**Your instructions:**
Pictures stay out of the copy; set down each line of the listing below exactly.

**Recorded information:**
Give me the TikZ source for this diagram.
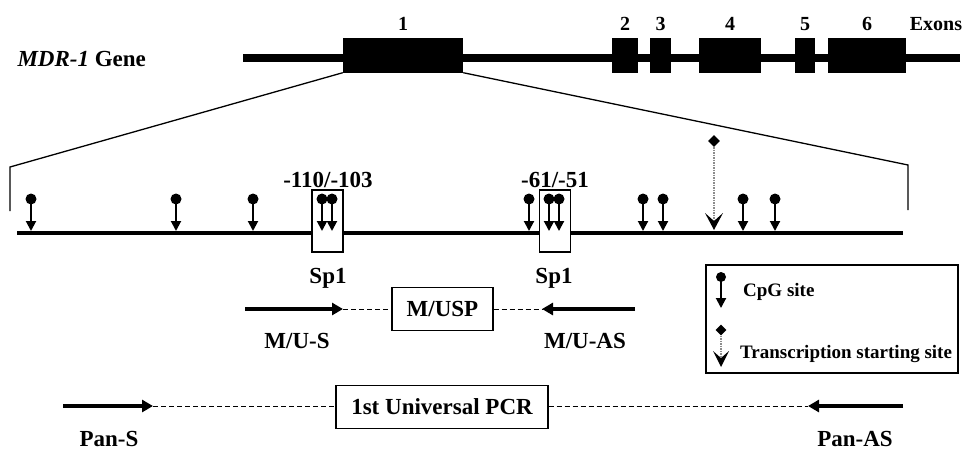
\documentclass[tikz,border=0pt]{standalone}
\usepackage{fontspec}
\setmainfont{Liberation Serif}
\usetikzlibrary{arrows.meta,shapes.geometric}

\begin{document}
\begin{tikzpicture}[x=1pt,y=-1pt,
    font=\fontsize{23}{25}\selectfont\bfseries,
    exon/.style={rectangle, fill=black, inner sep=0pt, minimum height=35pt},
    num/.style={anchor=base, font=\fontsize{20}{22}\selectfont\bfseries},
    site/.style={rectangle, draw, line width=1.2pt, fill=white, inner sep=0pt, minimum width=31pt, minimum height=62pt},
    pbox/.style={rectangle, draw, line width=1.2pt, inner sep=0pt, minimum height=43pt},
    dot/.style={circle, fill=black, inner sep=0pt, minimum size=11pt},
    tss/.style={diamond, fill=black, inner sep=0pt, minimum size=12pt},
    cpgarr/.style={-{Triangle[length=10pt,width=10pt]}, line width=2pt},
    tssline/.style={line width=1.3pt, black!45, dash pattern=on 1.5pt off 1pt},
    vhead/.style={fill=black},
    primer/.style={-{Triangle[length=11pt,width=12pt]}, line width=4.5pt},
    link/.style={line width=1pt, dash pattern=on 5pt off 3pt},
    lab/.style={anchor=base}
  ]
  \useasboundingbox (0,0) rectangle (973,450);

  \node[anchor=base west] (gene) at (14,66) {\textit{MDR-1} Gene};
  \draw[line width=8pt] (243,57.5) coordinate (g0) -- (960,57.5) coordinate (g1);
  \node[exon, minimum width=120pt] (e1) at (403,55) {};
  \node[exon, minimum width=26pt] (e2) at (625,55) {};
  \node[exon, minimum width=21pt] (e3) at (660.5,55) {};
  \node[exon, minimum width=62pt] (e4) at (730,55) {};
  \node[exon, minimum width=20pt] (e5) at (805,55) {};
  \node[exon, minimum width=78pt] (e6) at (867,55) {};
  \foreach \i in {1,...,6}
    \node[num] (n\i) at (e\i.center |- 0,30) {\i};
  \node[num] (exons) at (936,30) {Exons};

  \coordinate (zl) at (10,167);
  \coordinate (zlb) at (10,211);
  \coordinate (zr) at (908,165);
  \coordinate (zrb) at (908,210);
  \draw[line width=1.3pt] (e1.south west) -- (zl) -- (zlb);
  \draw[line width=1.3pt] (e1.south east) -- (zr) -- (zrb);

  \draw[line width=4.5pt] (17,233) coordinate (p0) -- (903,233) coordinate (p1);
  \node[site] (sp1a) at (327.5,221) {};
  \node[site] (sp1b) at (555,221) {};
  \node[lab] (r1) at (328,187) {-110/-103};
  \node[lab] (r2) at (555,187) {-61/-51};
  \node[lab] (s1) at (328,283) {Sp1};
  \node[lab] (s2) at (554,283) {Sp1};

  \foreach \x [count=\i] in {31,176,253,322,332,529,549,559,643,663,743,775} {
    \node[dot] (c\i) at (\x,199) {};
    \coordinate (t\i) at (\x,231);
    \draw[cpgarr] (c\i.center) -- (t\i);
  }
  \node[tss] (ts) at (714,141) {};
  \coordinate (tsb) at (714,221);
  \draw[tssline] (ts) -- (tsb);
  \fill[vhead] (tsb) -- ++(-9,-8) -- ++(9,17) -- ++(9,-17) -- cycle;

  \node[pbox, minimum width=101pt] (musp) at (442.5,309) {M/USP};
  \coordinate (ms0) at (245,309);
  \coordinate (ms1) at (343,309);
  \coordinate (mas0) at (635,309);
  \coordinate (mas1) at (542,309);
  \draw[primer] (ms0) -- (ms1);
  \draw[primer] (mas0) -- (mas1);
  \draw[link] (ms1) -- (musp.west);
  \draw[link] (musp.east) -- (mas1);
  \node[lab] (mus) at (297,348) {M/U-S};
  \node[lab] (muas) at (585,348) {M/U-AS};

  \node[pbox, minimum width=212pt] (upcr) at (442,407) {1st Universal PCR};
  \coordinate (ps0) at (63,406);
  \coordinate (ps1) at (153,406);
  \coordinate (pas0) at (903,406);
  \coordinate (pas1) at (808,406);
  \draw[primer] (ps0) -- (ps1);
  \draw[primer] (pas0) -- (pas1);
  \draw[link] (ps1) -- (ps1 -| upcr.west);
  \draw[link] (ps1 -| upcr.east) -- (pas1);
  \node[lab] (pans) at (109,446) {Pan-S};
  \node[lab] (panas) at (855,446) {Pan-AS};

  \node[rectangle, draw, line width=1.3pt, minimum width=252pt, minimum height=108pt] (legend) at (832,319) {};
  \begin{scope}[font=\fontsize{19}{21}\selectfont\bfseries]
    \node[dot, minimum size=10pt] (lc) at (721,277) {};
    \coordinate (lct) at (721,308);
    \draw[cpgarr] (lc.center) -- (lct);
    \node[anchor=base west, inner sep=0pt] (lcpg) at (743,296) {CpG site};
    \node[tss, minimum size=11pt] (lt) at (721,330) {};
    \coordinate (ltt) at (721,358);
    \draw[tssline] (lt) -- (ltt);
    \fill[vhead] (ltt) -- ++(-8,-7) -- ++(8,16) -- ++(8,-16) -- cycle;
    \node[anchor=base west, inner sep=0pt] (ltss) at (740,358) {Transcription starting site};
  \end{scope}
\end{tikzpicture}
\end{document}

**Worked answer:**
Give me the TikZ source for this diagram.
\documentclass[tikz,border=0pt]{standalone}
\usepackage{fontspec}
\setmainfont{Liberation Serif}
\usetikzlibrary{arrows.meta,shapes.geometric}

\begin{document}
\begin{tikzpicture}[x=1pt,y=-1pt,
    font=\fontsize{23}{25}\selectfont\bfseries,
    exon/.style={rectangle, fill=black, inner sep=0pt, minimum height=35pt},
    num/.style={anchor=base, font=\fontsize{20}{22}\selectfont\bfseries},
    site/.style={rectangle, draw, line width=1.2pt, fill=white, inner sep=0pt, minimum width=31pt, minimum height=62pt},
    pbox/.style={rectangle, draw, line width=1.2pt, inner sep=0pt, minimum height=43pt},
    dot/.style={circle, fill=black, inner sep=0pt, minimum size=11pt},
    tss/.style={diamond, fill=black, inner sep=0pt, minimum size=12pt},
    cpgarr/.style={-{Triangle[length=10pt,width=10pt]}, line width=2pt},
    tssline/.style={line width=1.3pt, black!45, dash pattern=on 1.5pt off 1pt},
    vhead/.style={fill=black},
    primer/.style={-{Triangle[length=11pt,width=12pt]}, line width=4.5pt},
    link/.style={line width=1pt, dash pattern=on 5pt off 3pt},
    lab/.style={anchor=base}
  ]
  \useasboundingbox (0,0) rectangle (973,450);

  \node[anchor=base west] (gene) at (14,66) {\textit{MDR-1} Gene};
  \draw[line width=8pt] (243,57.5) coordinate (g0) -- (960,57.5) coordinate (g1);
  \node[exon, minimum width=120pt] (e1) at (403,55) {};
  \node[exon, minimum width=26pt] (e2) at (625,55) {};
  \node[exon, minimum width=21pt] (e3) at (660.5,55) {};
  \node[exon, minimum width=62pt] (e4) at (730,55) {};
  \node[exon, minimum width=20pt] (e5) at (805,55) {};
  \node[exon, minimum width=78pt] (e6) at (867,55) {};
  \foreach \i in {1,...,6}
    \node[num] (n\i) at (e\i.center |- 0,30) {\i};
  \node[num] (exons) at (936,30) {Exons};

  \coordinate (zl) at (10,167);
  \coordinate (zlb) at (10,211);
  \coordinate (zr) at (908,165);
  \coordinate (zrb) at (908,210);
  \draw[line width=1.3pt] (e1.south west) -- (zl) -- (zlb);
  \draw[line width=1.3pt] (e1.south east) -- (zr) -- (zrb);

  \draw[line width=4.5pt] (17,233) coordinate (p0) -- (903,233) coordinate (p1);
  \node[site] (sp1a) at (327.5,221) {};
  \node[site] (sp1b) at (555,221) {};
  \node[lab] (r1) at (328,187) {-110/-103};
  \node[lab] (r2) at (555,187) {-61/-51};
  \node[lab] (s1) at (328,283) {Sp1};
  \node[lab] (s2) at (554,283) {Sp1};

  \foreach \x [count=\i] in {31,176,253,322,332,529,549,559,643,663,743,775} {
    \node[dot] (c\i) at (\x,199) {};
    \coordinate (t\i) at (\x,231);
    \draw[cpgarr] (c\i.center) -- (t\i);
  }
  \node[tss] (ts) at (714,141) {};
  \coordinate (tsb) at (714,221);
  \draw[tssline] (ts) -- (tsb);
  \fill[vhead] (tsb) -- ++(-9,-8) -- ++(9,17) -- ++(9,-17) -- cycle;

  \node[pbox, minimum width=101pt] (musp) at (442.5,309) {M/USP};
  \coordinate (ms0) at (245,309);
  \coordinate (ms1) at (343,309);
  \coordinate (mas0) at (635,309);
  \coordinate (mas1) at (542,309);
  \draw[primer] (ms0) -- (ms1);
  \draw[primer] (mas0) -- (mas1);
  \draw[link] (ms1) -- (musp.west);
  \draw[link] (musp.east) -- (mas1);
  \node[lab] (mus) at (297,348) {M/U-S};
  \node[lab] (muas) at (585,348) {M/U-AS};

  \node[pbox, minimum width=212pt] (upcr) at (442,407) {1st Universal PCR};
  \coordinate (ps0) at (63,406);
  \coordinate (ps1) at (153,406);
  \coordinate (pas0) at (903,406);
  \coordinate (pas1) at (808,406);
  \draw[primer] (ps0) -- (ps1);
  \draw[primer] (pas0) -- (pas1);
  \draw[link] (ps1) -- (ps1 -| upcr.west);
  \draw[link] (ps1 -| upcr.east) -- (pas1);
  \node[lab] (pans) at (109,446) {Pan-S};
  \node[lab] (panas) at (855,446) {Pan-AS};

  \node[rectangle, draw, line width=1.3pt, minimum width=252pt, minimum height=108pt] (legend) at (832,319) {};
  \begin{scope}[font=\fontsize{19}{21}\selectfont\bfseries]
    \node[dot, minimum size=10pt] (lc) at (721,277) {};
    \coordinate (lct) at (721,308);
    \draw[cpgarr] (lc.center) -- (lct);
    \node[anchor=base west, inner sep=0pt] (lcpg) at (743,296) {CpG site};
    \node[tss, minimum size=11pt] (lt) at (721,330) {};
    \coordinate (ltt) at (721,358);
    \draw[tssline] (lt) -- (ltt);
    \fill[vhead] (ltt) -- ++(-8,-7) -- ++(8,16) -- ++(8,-16) -- cycle;
    \node[anchor=base west, inner sep=0pt] (ltss) at (740,358) {Transcription starting site};
  \end{scope}
\end{tikzpicture}
\end{document}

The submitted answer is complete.